We ended up moving back to Connecticut for my senior year, mostly because it was the end of my father’s latest employment contract.

Just as I was initially nervous moving to Asia, by the end of my three formative years in China, I was far more apprehensive about returning back to the very different U.S. East Coast and its accompanying suburban lifestyle.

I wasn’t used to driving much, but it was a necessity in Connecticut; there were fewer restaurants around, which meant I had to learn more about cooking. I found it hard to adjust to life in a community where neighbors know just about everyone in town, and nothing these neighbors do goes unnoticed. Anonymity was certainly an advantage of a large city that I missed.

With the help of my childhood friends, I rekindled friendships and joined the varsity swim team, water polo, orchestra, chorale, church groups and club soccer.

 

“My policy is to be outgoing, friendly and positive, and life will work itself out.”

 

A year later I was off to attend Colby College in Waterville, Maine. There, I did what I knew best: I became involved in as many things as I could on campus and in our college town, starting as a volunteer soccer and swim coach at the local leagues. By senior year, I had been a member of the varsity swim team, club water polo team and intramural soccer team, among other sports, chorale, collegium and string ensembles, and I had helped found an a cappella group. I had traveled to Kenya and Spain.

Becoming actively involved in my community was also my tactic when I decided to go to College Station, Texas, for graduate school, a very different place from anywhere I’d experienced before.

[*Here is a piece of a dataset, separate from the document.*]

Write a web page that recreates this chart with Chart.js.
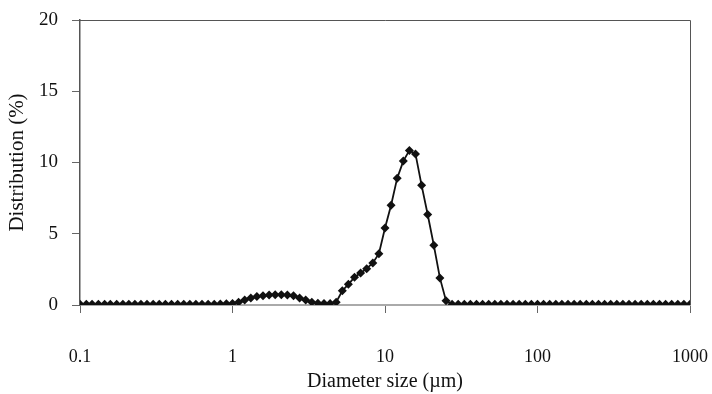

Of course, I understand not everyone wants to go through life at this run-and-gun pace. But for me, it had become essential to my assimilation. My policy is to be outgoing, friendly and positive, and life will work itself out.

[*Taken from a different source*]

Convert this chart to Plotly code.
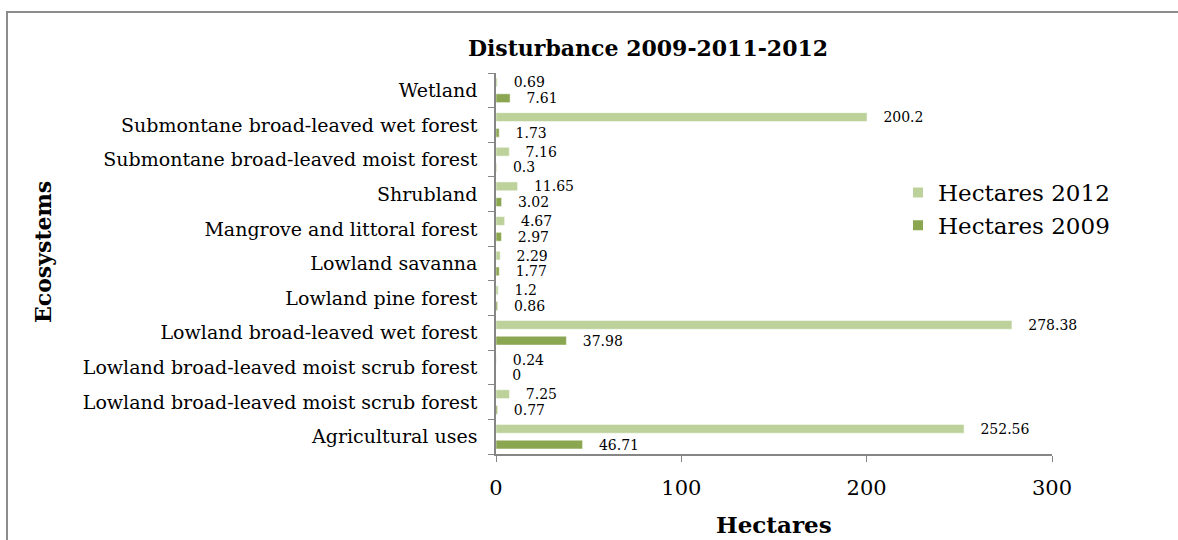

Still, I have struggled at times to adapt to my new surroundings and make a place feel like home. When I first moved to the Washington, D.C., area, I decided to live close to work, farther outside the city, and it was tough to maintain friendships with those I met through various activities who lived in the city. I had to adjust my usual course of action and slowly build up my connections. But again, life is working itself out.

Ultimately, home is what you make it. For me, that has meant getting involved in anything and everything that piques my interest, making friends along the way. For others, it might mean solitary walks along waterfalls or a solo museum tour. (I’m still learning to embrace exploring in such solitude.) Either way, it’s about giving your new city a chance.

It can take a while for a new place to truly feel like home. But practice makes perfect.


James Hootsmans is a hydrogeologist for Tetra Tech in Sterling, Virginia. His tri-citizenship and international experience allows him to enjoy conversations with people of various backgrounds throughout the world. He sings, plays violin and appreciates all kinds of sports.